Do you know if the concrete was sealed?


----------



## ohiohomedoctor (Dec 26, 2010)

I like white wine with fish...


----------



## JDC78 (Mar 9, 2013)

No concrete was not sealed


----------



## Ceramictec (Feb 14, 2008)

cork isn't a bad thing, just not the upscale way to do it.
we did a lot in condos who require it as sound control.
we just did one last week using it and I haven't used it for years.

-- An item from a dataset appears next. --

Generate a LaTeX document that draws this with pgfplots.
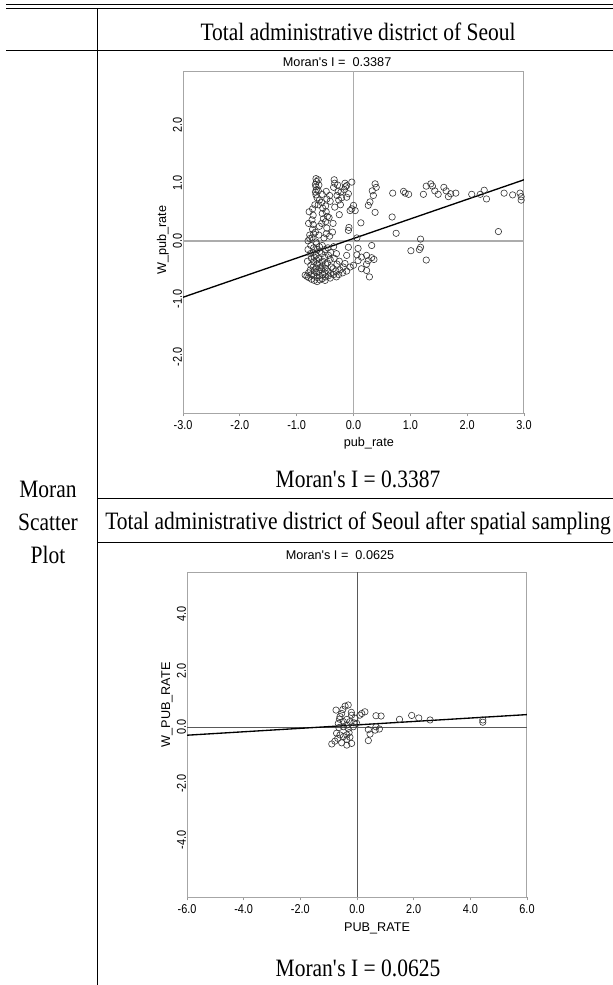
\documentclass[border=0pt]{standalone}
\usepackage{pgfplots}
\pgfplotsset{compat=1.18}
\usepackage{pgfplotstable}
\usepackage{fontspec}
\setmainfont{Liberation Serif}[FakeStretch=0.86]
\newfontfamily\geo{Liberation Sans}
\newfontfamily\geonum{Liberation Sans}[FakeStretch=0.85]

% Moran scatter, all districts (pub_rate, W_pub_rate)
\pgfplotstableread{
x y
0.38 0.98
0.40 0.92
0.33 0.86
0.35 0.78
0.29 0.67
0.26 0.61
0.38 0.49
0.69 0.82
0.88 0.85
0.91 0.82
0.97 0.80
1.23 0.80
1.28 0.94
1.36 0.98
1.39 0.94
1.43 0.86
1.49 0.80
1.59 0.92
1.63 0.86
1.67 0.76
1.71 0.81
1.80 0.82
2.08 0.80
2.23 0.80
2.30 0.87
2.34 0.72
2.65 0.82
2.80 0.79
2.93 0.82
2.95 0.76
2.95 0.70
0.68 0.41
0.75 0.13
2.55 0.16
1.18 0.03
1.01 -0.17
1.16 -0.15
1.18 -0.11
1.28 -0.33
0.13 0.31
0.32 -0.08
0.23 -0.25
0.32 -0.29
0.36 -0.32
0.26 -0.34
0.23 -0.40
0.14 -0.28
0.14 -0.48
0.23 -0.51
0.28 -0.62
0.06 0.05
-0.09 -0.11
0.08 -0.13
-0.12 -0.25
0.06 -0.24
0.08 -0.34
0.00 -0.42
-0.06 -0.45
-0.15 -0.39
-0.03 1.01
-0.12 0.95
-0.09 0.81
-0.12 0.75
0.00 0.61
-0.03 0.55
0.03 0.52
-0.06 0.52
-0.08 0.23
-0.09 0.18
-0.66 1.07
-0.65 1.02
-0.67 0.97
-0.66 0.93
-0.65 0.88
-0.67 0.84
-0.66 0.79
-0.64 0.74
-0.62 1.05
-0.61 0.96
-0.62 0.86
-0.60 0.70
-0.62 0.62
-0.55 0.80
-0.56 0.66
-0.54 0.56
-0.55 0.47
-0.53 0.38
-0.56 0.30
-0.48 0.85
-0.47 0.72
-0.49 0.60
-0.48 0.50
-0.46 0.42
-0.49 0.33
-0.47 0.22
-0.48 0.12
-0.42 0.78
-0.41 0.68
-0.43 0.40
-0.42 0.08
-0.34 1.05
-0.33 0.99
-0.35 0.92
-0.33 0.58
-0.28 0.96
-0.27 0.85
-0.29 0.78
-0.26 0.70
-0.22 0.84
-0.21 0.74
-0.23 0.62
-0.15 0.99
-0.14 0.93
-0.16 0.88
-0.72 0.55
-0.71 0.44
-0.73 0.36
-0.71 0.28
-0.72 0.20
-0.70 0.12
-0.73 0.05
-0.78 0.50
-0.79 0.30
-0.77 0.10
-0.80 0.00
-0.68 0.62
-0.67 0.15
-0.66 -0.02
-0.60 0.25
-0.61 0.10
-0.52 0.05
-0.36 0.30
-0.37 0.15
-0.25 0.45
-0.80 -0.15
-0.81 -0.35
-0.79 -0.55
-0.79 -0.63
-0.75 -0.08
-0.76 -0.22
-0.74 -0.30
-0.75 -0.42
-0.76 -0.50
-0.74 -0.58
-0.74 -0.66
-0.70 -0.12
-0.71 -0.20
-0.69 -0.28
-0.70 -0.36
-0.71 -0.45
-0.69 -0.52
-0.70 -0.60
-0.69 -0.68
-0.65 -0.05
-0.64 -0.15
-0.66 -0.25
-0.65 -0.33
-0.64 -0.40
-0.66 -0.48
-0.65 -0.55
-0.64 -0.63
-0.64 -0.70
-0.60 -0.10
-0.59 -0.18
-0.61 -0.30
-0.60 -0.38
-0.59 -0.46
-0.61 -0.53
-0.60 -0.60
-0.59 -0.67
-0.55 -0.08
-0.56 -0.22
-0.54 -0.35
-0.55 -0.43
-0.56 -0.50
-0.54 -0.58
-0.55 -0.65
-0.50 -0.15
-0.51 -0.28
-0.49 -0.40
-0.50 -0.47
-0.51 -0.55
-0.49 -0.62
-0.50 -0.68
-0.45 -0.12
-0.44 -0.25
-0.46 -0.38
-0.45 -0.52
-0.44 -0.60
-0.40 -0.20
-0.41 -0.32
-0.39 -0.45
-0.40 -0.56
-0.41 -0.64
-0.35 -0.10
-0.34 -0.30
-0.36 -0.48
-0.35 -0.58
-0.30 -0.22
-0.29 -0.40
-0.31 -0.52
-0.30 -0.62
-0.25 -0.35
-0.24 -0.50
-0.26 -0.58
-0.18 -0.45
-0.19 -0.55
-0.12 -0.52
-0.85 -0.59
-0.82 -0.61
-0.77 0.04
}\seoulall

% Moran scatter after spatial sampling (PUB_RATE, W_PUB_RATE)
\pgfplotstableread{
x y
-0.74 0.60
-0.42 0.74
-0.31 0.78
-0.50 0.62
-0.54 0.48
-0.60 0.37
-0.19 0.42
-0.20 0.52
-0.07 0.31
0.17 0.48
0.28 0.54
0.10 0.42
0.67 0.40
0.85 0.39
1.50 0.27
1.93 0.41
2.18 0.32
2.58 0.25
4.44 0.25
4.44 0.17
-0.66 0.13
-0.48 0.19
-0.62 0.28
-0.36 0.27
-0.25 0.19
-0.11 0.15
-0.01 0.13
-0.36 0.07
-0.48 0.01
-0.64 -0.02
-0.13 0.01
-0.31 -0.05
-0.89 -0.60
-0.78 -0.50
-0.54 -0.56
-0.19 -0.58
-0.72 -0.22
-0.60 -0.28
-0.48 -0.34
-0.25 -0.36
-0.36 -0.44
-0.36 -0.28
-0.68 -0.40
-0.36 -0.64
-0.28 -0.20
0.40 -0.48
0.46 -0.25
0.40 -0.09
0.67 0.01
0.79 -0.07
0.64 -0.11
}\seoulsample

\pgfplotsset{
  geoda/.style={
    scale only axis,
    axis line style={draw=gray!70, line width=0.75pt},
    xtick align=outside,
    ytick align=inside,
    xtick pos=bottom,
    ytick pos=left,
    major tick length=2.5pt,
    xtick style={draw=gray!80, line width=0.6pt},
    ytick style={draw=none},
    /pgf/number format/assume math mode=true,
    ticklabel style={font=\geonum\fontsize{9.6}{11}\selectfont, text=black},
    xticklabel style={/pgf/number format/.cd, fixed, fixed zerofill, precision=1},
    yticklabel style={rotate=90, anchor=south, inner sep=0.5pt,
      /pgf/number format/.cd, fixed, fixed zerofill, precision=1},
    label style={font=\geo\fontsize{9.5}{11}\selectfont, text=black},
    every axis title shift=0pt,
    title style={font=\geo\fontsize{9.5}{11}\selectfont, text=black, anchor=center},
  },
  pts/.style={only marks, mark=o, mark size=2.4pt,
    mark options={draw=black!80, line width=0.45pt}},
  reg/.style={black, line width=1pt},
}

\begin{document}
\begin{tikzpicture}
\path[use as bounding box] (0,0) rectangle (459.75pt,-738.75pt);

\begin{scope}[x=0.75pt, y=-0.75pt]
  \draw[line width=1.4pt] (6,4.5) -- (613,4.5);
  \draw[line width=0.75pt] (6,8) -- (613,8);
  \draw[line width=0.75pt] (6,50) -- (613,50);
  \draw[line width=0.75pt] (97,8) -- (97,985);
  \draw[line width=0.75pt] (97,498) -- (613,498);
  \draw[line width=0.75pt] (97,542) -- (613,542);
  \begin{scope}[every node/.style={anchor=base, inner sep=0pt,
      font=\fontsize{18.75}{23}\selectfont}]
    \node at (358,40) {Total administrative district of Seoul};
    \node at (358,487) {Moran\textquotesingle s I = 0.3387};
    \node at (358,529) {Total administrative district of Seoul after spatial sampling};
    \node at (358,976) {Moran\textquotesingle s I = 0.0625};
    \node at (48,497) {Moran};
    \node at (48,530) {Scatter};
    \node at (48,563) {Plot};
  \end{scope}
\end{scope}

\begin{axis}[geoda,
  at={(137.25pt,-309.75pt)}, anchor=south west,
  width=255.75pt, height=256.5pt,
  xmin=-3, xmax=3, ymin=-2.96, ymax=2.92,
  xtick={-3,-2,...,3}, ytick={-2,-1,...,2},
  xlabel={pub\_rate}, ylabel={W\_pub\_rate},
  xlabel style={at={(axis description cs:0.545,0)}, anchor=center, yshift=-22.5pt},
  ylabel style={at={(axis description cs:-0.059,0.506)}, anchor=center},
  title={Moran\textquotesingle s I = \ 0.3387},
  title style={at={(axis description cs:0.452,1.026)}},
]
\addplot[gray!65, line width=1.2pt] coordinates {(0,-2.96) (0,2.92)};
\addplot[gray!65, line width=1.2pt] coordinates {(-3,0) (3,0)};
\addplot[pts] table[x=x, y=y] {\seoulall};
\addplot[reg] coordinates {(-3,-0.97) (3,1.05)};
\end{axis}

\begin{axis}[geoda,
  at={(140.25pt,-672.75pt)}, anchor=south west,
  width=255pt, height=243.75pt,
  xmin=-6, xmax=6, ymin=-6.02, ymax=5.49,
  xtick={-6,-4,...,6}, ytick={-4,-2,...,4},
  xlabel={PUB\_RATE}, ylabel={W\_PUB\_RATE},
  xlabel style={at={(axis description cs:0.559,0)}, anchor=center, yshift=-23.25pt},
  ylabel style={at={(axis description cs:-0.059,0.591)}, anchor=center},
  title={Moran\textquotesingle s I = \ 0.0625},
  title style={at={(axis description cs:0.45,1.052)}},
]
\addplot[black!65, line width=0.7pt] coordinates {(0,-6.02) (0,5.49)};
\addplot[black!65, line width=0.7pt] coordinates {(-6,0) (6,0)};
\addplot[pts] table[x=x, y=y] {\seoulsample};
\addplot[reg] coordinates {(-6,-0.29) (6,0.44)};
\end{axis}
\end{tikzpicture}
\end{document}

it has as much memory as Ditra does when rolled up.
just roll it up the other way fast and install.


----------



## astor (Dec 19, 2008)

I use urethane glue such as Bostik's best to adhere the cork, it prvents some moisture transfer from slab, I prefer 2'x3' sheets rather than rolls(cheaper too). In both case I roll with 100 lbs roller within 2 hrs.
The guys in Miami Dade require to put- I believe- 9mm cork on high rise buildings when they do wood or tile floors.


----------



## PrecisionFloors (Jan 24, 2006)

astor said:


> I use urethane glue such as Bostik's best to adhere the cork, it prvents some moisture transfer from slab, I prefer 2'x3' sheets rather than rolls(cheaper too). In both case I roll with 100 lbs roller within 2 hrs.
> The guys in Miami Dade require to put- I believe- 9mm cork on high rise buildings when they do wood or tile floors.


Same method I use as well. Moisture cured urethane will act as a moisture barrier once cured.


----------



## JDC78 (Mar 9, 2013)

Great input thanks guys


----------



## Ceramictec (Feb 14, 2008)

astor said:


> I use urethane glue such as Bostik's best to adhere the cork, it prvents some moisture transfer from slab.





PrecisionFloors said:


> Same method I use as well. Moisture cured urethane will act as a moisture barrier once cured.


that's pretty cool and would help on a first floor slab.

I use modified thinset. no need for anything fancy when
your on a raised floor in a condo or high rise.


----------



## JDC78 (Mar 9, 2013)

So you are talking like the Bostic TKO adhesive?
Or is there cheaper or better ones out there?


----------



## PrecisionFloors (Jan 24, 2006)

JDC78 said:


> So you are talking like the Bostic TKO adhesive?
> Or is there cheaper or better ones out there?


I like Mapei 975/980 it is cheaper than Bostik's and easier to get (around here). The 980 expands a little so bird baths are less of an issue, to the point I don't even fill them unless they are 1/4" or more. Once it cures it grips as well or better than any adhesive on the market as well. I've demoed them all...or close to it.


----------



## ee3 (Feb 10, 2006)

I would check the moisture being slab on grade.
Also per the TCNA cork require's Epoxy Grout (F-135)
Im assuming your NOT using Stone !(marble)


----------



## GO Remodeling (Apr 5, 2005)

ee3,
which Noble membrane would you recommend for this? (If needed at all)


----------



## ee3 (Feb 10, 2006)

If needed at all...CIS...it will do,moisture,crack,uncoupling...not sure you need it but.....


----------



## CO762 (Feb 22, 2010)

Never used CIS, but it sounds interesting.


----------